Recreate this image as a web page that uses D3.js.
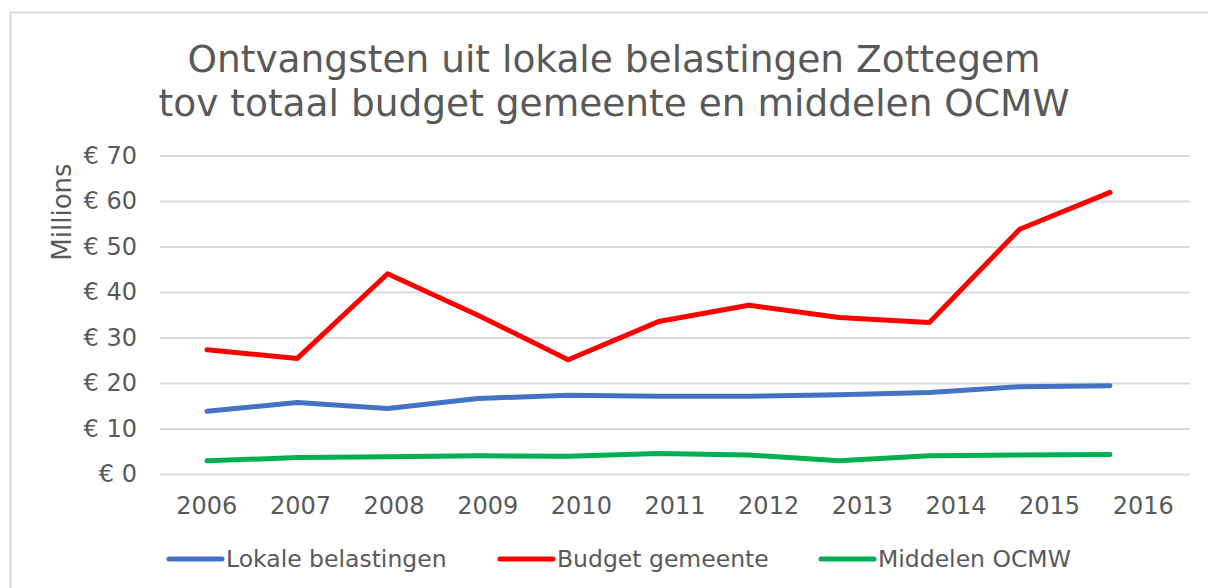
<!DOCTYPE html>
<html>
<head>
<meta charset="utf-8">
<script src="https://cdn.jsdelivr.net/npm/d3@7"></script>
<style>
  body { margin: 0; background: #fff; }
  text { font-family: "DejaVu Sans", Verdana, sans-serif; fill: #595959; }
</style>
</head>
<body>
<div id="canvas"></div>
<script>
// data (values in millions of euro)
var years = ['2006','2007','2008','2009','2010','2011','2012','2013','2014','2015','2016'];
var lokaleBelastingen = [13.8, 15.7, 14.4, 16.6, 17.3, 17.1, 17.1, 17.4, 17.9, 19.2, 19.4];
var budgetGemeente   = [27.3, 25.4, 44.0, 34.9, 25.1, 33.5, 37.1, 34.4, 33.3, 53.8, 61.9];
var middelenOCMW     = [2.9, 3.6, 3.8, 4.0, 3.9, 4.5, 4.2, 2.9, 4.0, 4.2, 4.3];
var yTicks = [0, 10, 20, 30, 40, 50, 60, 70];
var seriesNames = ['Lokale belastingen', 'Budget gemeente', 'Middelen OCMW'];
var seriesColors = ['#4472C4', '#FF0000', '#00B050'];

var W = 1208, H = 588;
var svg = d3.select('#canvas').append('svg')
    .attr('width', W)
    .attr('height', H);

// chart border (runs off the right and bottom edge)
svg.append('rect')
    .attr('x', 10.5).attr('y', 12.5)
    .attr('width', W + 20).attr('height', H + 20)
    .attr('fill', 'none')
    .attr('stroke', '#D9D9D9')
    .attr('stroke-width', 2);

// title
var title = svg.append('text')
    .attr('text-anchor', 'middle')
    .attr('font-size', 37.5);
title.append('tspan').attr('x', 614).attr('y', 72).text('Ontvangsten uit lokale belastingen Zottegem');
title.append('tspan').attr('x', 614).attr('y', 116).text('tov totaal budget gemeente en middelen OCMW');

// scales
var left = 160, right = 1190;
var scaleY = d3.scaleLinear().domain([0, 70]).range([474, 155.5]);
var scaleBandX = d3.scaleBand().domain(years).range([left, right]);
var scaleX = d3.scalePoint().domain(years).range([207, 1110]);

// gridlines + y labels
var axisY = d3.axisLeft(scaleY)
    .tickValues(yTicks)
    .tickSize(-(right - left))
    .tickPadding(23)
    .tickFormat(function(d){ return '€ ' + d; });

var gy = svg.append('g')
    .attr('transform', 'translate(' + left + ',0)')
    .call(axisY);
gy.select('.domain').remove();
gy.selectAll('.tick line').attr('stroke', '#D9D9D9').attr('stroke-width', 2);
gy.selectAll('.tick text')
    .attr('font-size', 24)
    .attr('font-family', '"DejaVu Sans", Verdana, sans-serif')
    .attr('fill', '#595959');

// x labels
var axisX = d3.axisBottom(scaleBandX).tickSize(0).tickPadding(0);
var gx = svg.append('g')
    .attr('transform', 'translate(0,' + 497 + ')')
    .call(axisX);
gx.select('.domain').remove();
gx.selectAll('.tick text')
    .attr('font-size', 24)
    .attr('font-family', '"DejaVu Sans", Verdana, sans-serif')
    .attr('fill', '#595959');

// y axis title
svg.append('text')
    .attr('transform', 'translate(71,212) rotate(-90)')
    .attr('text-anchor', 'middle')
    .attr('font-size', 26)
    .text('Millions');

// lines
var line = d3.line()
    .x(function(d, i){ return scaleX(years[i]); })
    .y(function(d){ return scaleY(d); });

[lokaleBelastingen, budgetGemeente, middelenOCMW].forEach(function(s, i){
    svg.append('path')
        .datum(s)
        .attr('d', line)
        .attr('fill', 'none')
        .attr('stroke', seriesColors[i])
        .attr('stroke-width', 5)
        .attr('stroke-linecap', 'round')
        .attr('stroke-linejoin', 'round');
});

// legend
var legendX = [169, 500, 821];
seriesNames.forEach(function(name, i){
    var g = svg.append('g').attr('transform', 'translate(' + legendX[i] + ',559)');
    g.append('line')
        .attr('x1', 0).attr('x2', 53)
        .attr('stroke', seriesColors[i])
        .attr('stroke-width', 5)
        .attr('stroke-linecap', 'round');
    g.append('text')
        .attr('x', 57).attr('y', 8)
        .attr('font-size', 23.5)
        .text(name);
});
</script>
</body>
</html>
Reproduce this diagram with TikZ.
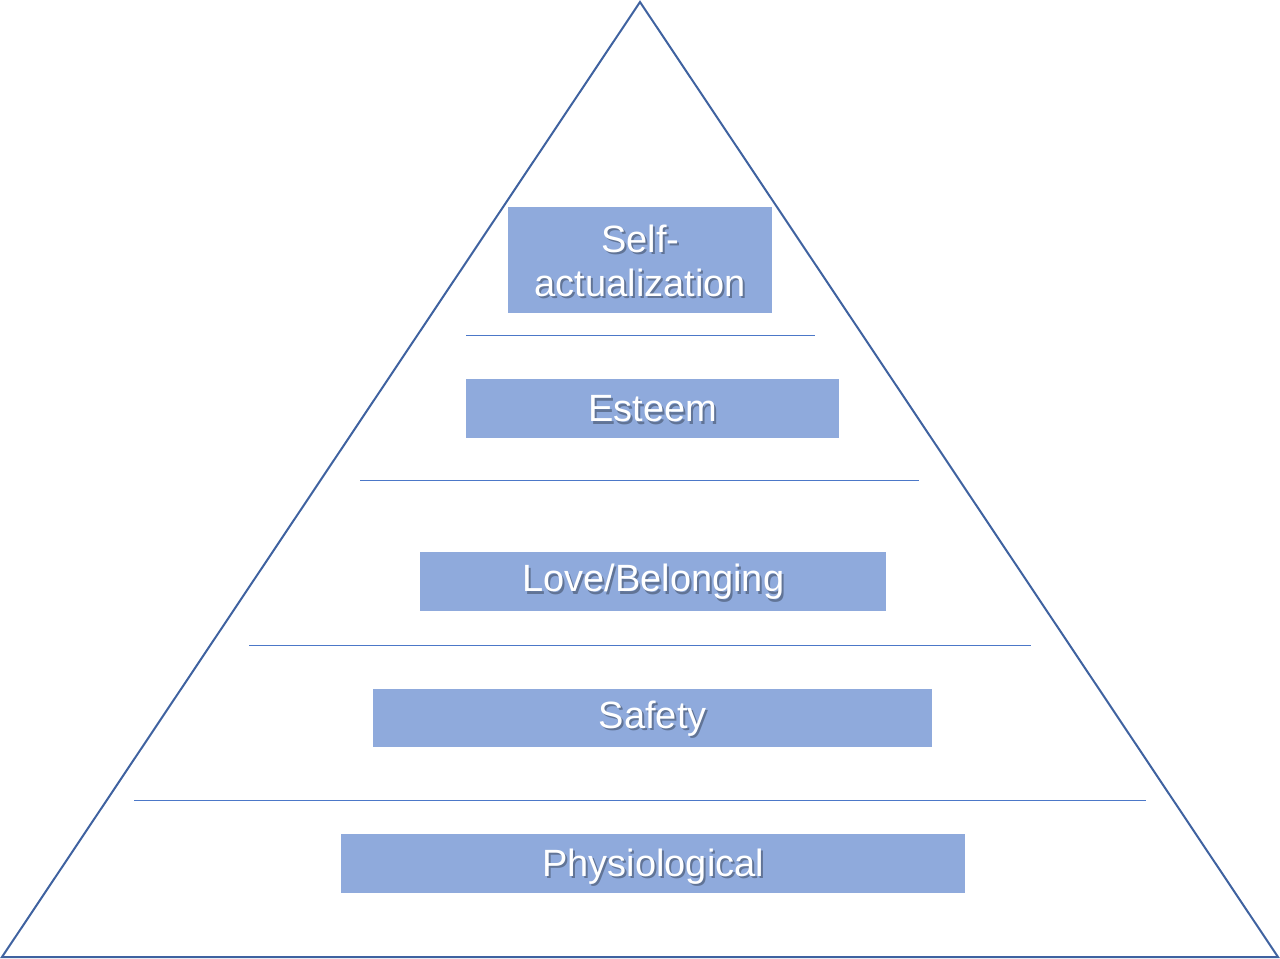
\documentclass[tikz,border=0pt]{standalone}
\usepackage{fontspec}
\setmainfont{Liberation Sans}
\definecolor{tri}{HTML}{3F62A0}
\definecolor{sep}{HTML}{4C78C8}
\definecolor{boxfill}{HTML}{8FAADC}
\colorlet{shadowcol}{black!32!boxfill}
\newcommand{\shadowedtxt}[1]{\rlap{\kern1.5pt\raisebox{-1.7pt}{\textcolor{shadowcol}{#1}}}#1}
\begin{document}
\begin{tikzpicture}[x=0.75pt,y=-0.75pt,
  levelbox/.style={rectangle,fill=boxfill,inner sep=0pt,anchor=north west},
  lbl/.style={text=white,font=\fontsize{28.5}{33}\selectfont,align=center,inner sep=0pt},
  sepline/.style={draw=sep,line width=0.75pt},
  trianglestyle/.style={draw=tri,line width=1.5pt,line join=miter}]
\useasboundingbox (0,0) rectangle (1280,959);
% triangle
\coordinate (apex) at (640,2);
\coordinate (bl) at (2,957);
\coordinate (br) at (1278,957);
\draw[trianglestyle] (apex) -- (bl) -- (br) -- cycle;
% separators
\coordinate (s1a) at (466,335); \coordinate (s1b) at (815,335);
\coordinate (s2a) at (360,480); \coordinate (s2b) at (919,480);
\coordinate (s3a) at (249,645); \coordinate (s3b) at (1031,645);
\coordinate (s4a) at (134,800); \coordinate (s4b) at (1146,800);
\draw[sepline] (s1a) -- (s1b);
\draw[sepline] (s2a) -- (s2b);
\draw[sepline] (s3a) -- (s3b);
\draw[sepline] (s4a) -- (s4b);
% boxes
\node[levelbox,minimum width=264*0.75pt,minimum height=106*0.75pt] (b1) at (508,207) {};
\node[levelbox,minimum width=373*0.75pt,minimum height=59*0.75pt] (b2) at (466,379) {};
\node[levelbox,minimum width=466*0.75pt,minimum height=59*0.75pt] (b3) at (420,552) {};
\node[levelbox,minimum width=559*0.75pt,minimum height=58*0.75pt] (b4) at (373,689) {};
\node[levelbox,minimum width=624*0.75pt,minimum height=59*0.75pt] (b5) at (341,834) {};
% labels
\node[lbl] (t1) at ([yshift=-1pt]b1.center) {\shadowedtxt{Self-}\\\shadowedtxt{actualization}};
\node[lbl] (t2) at ([yshift=-1pt]b2.center) {\shadowedtxt{Esteem}};
\node[lbl] (t3) at ([yshift=-1pt]b3.center) {\shadowedtxt{Love/Belonging}};
\node[lbl] (t4) at ([yshift=-1pt]b4.center) {\shadowedtxt{Safety}};
\node[lbl] (t5) at ([yshift=-3pt]b5.center) {\shadowedtxt{Physiological}};
\end{tikzpicture}
\end{document}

§ **TASK BRIEF**: All of the material above should be reproduced exactly, except the pictures.

§ **IN RESPONSE**:
Recreate this image as a web page that uses D3.js.
<!DOCTYPE html>
<html>
<head>
<meta charset="utf-8">
<script src="https://cdn.jsdelivr.net/npm/d3@7"></script>
<style>
  body { margin: 0; background: #fff; }
  text { font-family: "DejaVu Sans", Verdana, sans-serif; fill: #595959; }
</style>
</head>
<body>
<div id="canvas"></div>
<script>
// data (values in millions of euro)
var years = ['2006','2007','2008','2009','2010','2011','2012','2013','2014','2015','2016'];
var lokaleBelastingen = [13.8, 15.7, 14.4, 16.6, 17.3, 17.1, 17.1, 17.4, 17.9, 19.2, 19.4];
var budgetGemeente   = [27.3, 25.4, 44.0, 34.9, 25.1, 33.5, 37.1, 34.4, 33.3, 53.8, 61.9];
var middelenOCMW     = [2.9, 3.6, 3.8, 4.0, 3.9, 4.5, 4.2, 2.9, 4.0, 4.2, 4.3];
var yTicks = [0, 10, 20, 30, 40, 50, 60, 70];
var seriesNames = ['Lokale belastingen', 'Budget gemeente', 'Middelen OCMW'];
var seriesColors = ['#4472C4', '#FF0000', '#00B050'];

var W = 1208, H = 588;
var svg = d3.select('#canvas').append('svg')
    .attr('width', W)
    .attr('height', H);

// chart border (runs off the right and bottom edge)
svg.append('rect')
    .attr('x', 10.5).attr('y', 12.5)
    .attr('width', W + 20).attr('height', H + 20)
    .attr('fill', 'none')
    .attr('stroke', '#D9D9D9')
    .attr('stroke-width', 2);

// title
var title = svg.append('text')
    .attr('text-anchor', 'middle')
    .attr('font-size', 37.5);
title.append('tspan').attr('x', 614).attr('y', 72).text('Ontvangsten uit lokale belastingen Zottegem');
title.append('tspan').attr('x', 614).attr('y', 116).text('tov totaal budget gemeente en middelen OCMW');

// scales
var left = 160, right = 1190;
var scaleY = d3.scaleLinear().domain([0, 70]).range([474, 155.5]);
var scaleBandX = d3.scaleBand().domain(years).range([left, right]);
var scaleX = d3.scalePoint().domain(years).range([207, 1110]);

// gridlines + y labels
var axisY = d3.axisLeft(scaleY)
    .tickValues(yTicks)
    .tickSize(-(right - left))
    .tickPadding(23)
    .tickFormat(function(d){ return '€ ' + d; });

var gy = svg.append('g')
    .attr('transform', 'translate(' + left + ',0)')
    .call(axisY);
gy.select('.domain').remove();
gy.selectAll('.tick line').attr('stroke', '#D9D9D9').attr('stroke-width', 2);
gy.selectAll('.tick text')
    .attr('font-size', 24)
    .attr('font-family', '"DejaVu Sans", Verdana, sans-serif')
    .attr('fill', '#595959');

// x labels
var axisX = d3.axisBottom(scaleBandX).tickSize(0).tickPadding(0);
var gx = svg.append('g')
    .attr('transform', 'translate(0,' + 497 + ')')
    .call(axisX);
gx.select('.domain').remove();
gx.selectAll('.tick text')
    .attr('font-size', 24)
    .attr('font-family', '"DejaVu Sans", Verdana, sans-serif')
    .attr('fill', '#595959');

// y axis title
svg.append('text')
    .attr('transform', 'translate(71,212) rotate(-90)')
    .attr('text-anchor', 'middle')
    .attr('font-size', 26)
    .text('Millions');

// lines
var line = d3.line()
    .x(function(d, i){ return scaleX(years[i]); })
    .y(function(d){ return scaleY(d); });

[lokaleBelastingen, budgetGemeente, middelenOCMW].forEach(function(s, i){
    svg.append('path')
        .datum(s)
        .attr('d', line)
        .attr('fill', 'none')
        .attr('stroke', seriesColors[i])
        .attr('stroke-width', 5)
        .attr('stroke-linecap', 'round')
        .attr('stroke-linejoin', 'round');
});

// legend
var legendX = [169, 500, 821];
seriesNames.forEach(function(name, i){
    var g = svg.append('g').attr('transform', 'translate(' + legendX[i] + ',559)');
    g.append('line')
        .attr('x1', 0).attr('x2', 53)
        .attr('stroke', seriesColors[i])
        .attr('stroke-width', 5)
        .attr('stroke-linecap', 'round');
    g.append('text')
        .attr('x', 57).attr('y', 8)
        .attr('font-size', 23.5)
        .text(name);
});
</script>
</body>
</html>
Reproduce this diagram with TikZ.
\documentclass[tikz,border=0pt]{standalone}
\usepackage{fontspec}
\setmainfont{Liberation Sans}
\definecolor{tri}{HTML}{3F62A0}
\definecolor{sep}{HTML}{4C78C8}
\definecolor{boxfill}{HTML}{8FAADC}
\colorlet{shadowcol}{black!32!boxfill}
\newcommand{\shadowedtxt}[1]{\rlap{\kern1.5pt\raisebox{-1.7pt}{\textcolor{shadowcol}{#1}}}#1}
\begin{document}
\begin{tikzpicture}[x=0.75pt,y=-0.75pt,
  levelbox/.style={rectangle,fill=boxfill,inner sep=0pt,anchor=north west},
  lbl/.style={text=white,font=\fontsize{28.5}{33}\selectfont,align=center,inner sep=0pt},
  sepline/.style={draw=sep,line width=0.75pt},
  trianglestyle/.style={draw=tri,line width=1.5pt,line join=miter}]
\useasboundingbox (0,0) rectangle (1280,959);
% triangle
\coordinate (apex) at (640,2);
\coordinate (bl) at (2,957);
\coordinate (br) at (1278,957);
\draw[trianglestyle] (apex) -- (bl) -- (br) -- cycle;
% separators
\coordinate (s1a) at (466,335); \coordinate (s1b) at (815,335);
\coordinate (s2a) at (360,480); \coordinate (s2b) at (919,480);
\coordinate (s3a) at (249,645); \coordinate (s3b) at (1031,645);
\coordinate (s4a) at (134,800); \coordinate (s4b) at (1146,800);
\draw[sepline] (s1a) -- (s1b);
\draw[sepline] (s2a) -- (s2b);
\draw[sepline] (s3a) -- (s3b);
\draw[sepline] (s4a) -- (s4b);
% boxes
\node[levelbox,minimum width=264*0.75pt,minimum height=106*0.75pt] (b1) at (508,207) {};
\node[levelbox,minimum width=373*0.75pt,minimum height=59*0.75pt] (b2) at (466,379) {};
\node[levelbox,minimum width=466*0.75pt,minimum height=59*0.75pt] (b3) at (420,552) {};
\node[levelbox,minimum width=559*0.75pt,minimum height=58*0.75pt] (b4) at (373,689) {};
\node[levelbox,minimum width=624*0.75pt,minimum height=59*0.75pt] (b5) at (341,834) {};
% labels
\node[lbl] (t1) at ([yshift=-1pt]b1.center) {\shadowedtxt{Self-}\\\shadowedtxt{actualization}};
\node[lbl] (t2) at ([yshift=-1pt]b2.center) {\shadowedtxt{Esteem}};
\node[lbl] (t3) at ([yshift=-1pt]b3.center) {\shadowedtxt{Love/Belonging}};
\node[lbl] (t4) at ([yshift=-1pt]b4.center) {\shadowedtxt{Safety}};
\node[lbl] (t5) at ([yshift=-3pt]b5.center) {\shadowedtxt{Physiological}};
\end{tikzpicture}
\end{document}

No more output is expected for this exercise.